A week ago my wife came to me in tears. She told me she needs to move out, and is not sure if she will ever move back. She said she is heartbroken that she was pulled away from her country 12 years ago, and she needs to reconnect. She asked me if in 2014 I could possibly allow her to take D8 and D4 to her home country for a year so they could be enrolled in school and my wife could see if she could make it in her country again. She told me I was not welcome to go, and that they would return and go back to their lives here (probably never coming back to the house). I was so shocked at everything that she was telling me, that I agreed to think about it. A few days later I finally realized it was a mistake, and told her that no matter what happens between us, the girls need both parents near them until they are 18. Taking them away from their father for a year is not what they need, any more than taking them away from their mother!! My wife completely lost it. I thought her head was going to fall off! I held my ground (which is a first), but apologized for “changing my mind”, even though I had never given my consent, only agreed to think about it. I left for work, and when I came home, I noticed she had taken her wedding rings off and put them on the sink in our bathroom. She gave me the silent treatment for the next few days, although remaining as cordial as possible around our daughters.

Last night we finally had a huge fight, which for us is a big deal since we have had maybe two fights in our 10 year marriage—both within the last 3 months. My wife pounced on me for just rolling over and “letting her walk out the door” instead of standing up and trying to fight for our marriage. I was completely taken aback, since she has taken such a hard stance about wanting to leave me. I admit, since her standard line over the last 2 months has shifted from “it’s over, but I don’t know what to do”, to “it will never work, I need to get out on my own”, I have just given her space. Whenever she brings it up, I have kept telling her that I DO NOT want her to leave, but if she does, I will do whatever I can to support that. Anyway, she told me she wants a divorce, where before she was only thinking about separating. She has SO much pent-up anger over what has happened over the past couple of years, and I think it continues to make her angry to feel that I am just rolling over now.

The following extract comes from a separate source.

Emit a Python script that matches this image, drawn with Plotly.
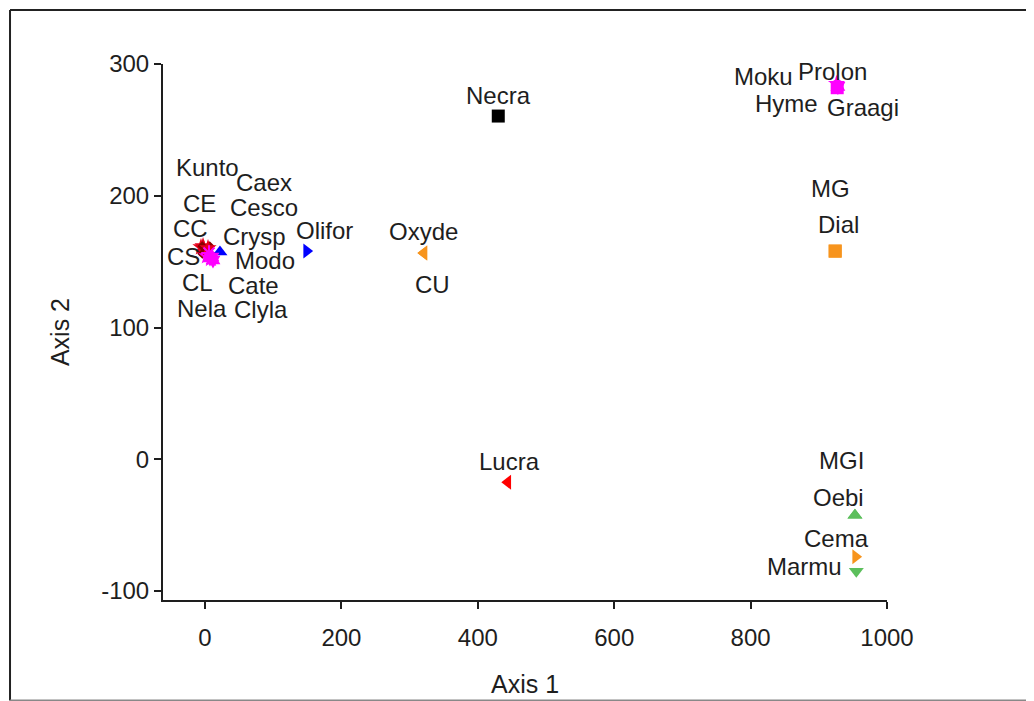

After calming down for a little, she backed up on the divorce issue and told me she would agree to a legal separation. She believes it is the only way we can heal and “find” ourselves after being so strongly emotionally connected. I tend to agree, although I really don’t want her or the kids to go. I don’t know what else to do…

After all that, my wife softened a lot, and apologized for everything that has been happening. She asked me the following 3 questions, and here is what I answered—digging as deep as I could. I’ve thought about it a lot today, and I think my answers say a lot about the things I need to work on in order to fix the problems I bring to this or any future relationship.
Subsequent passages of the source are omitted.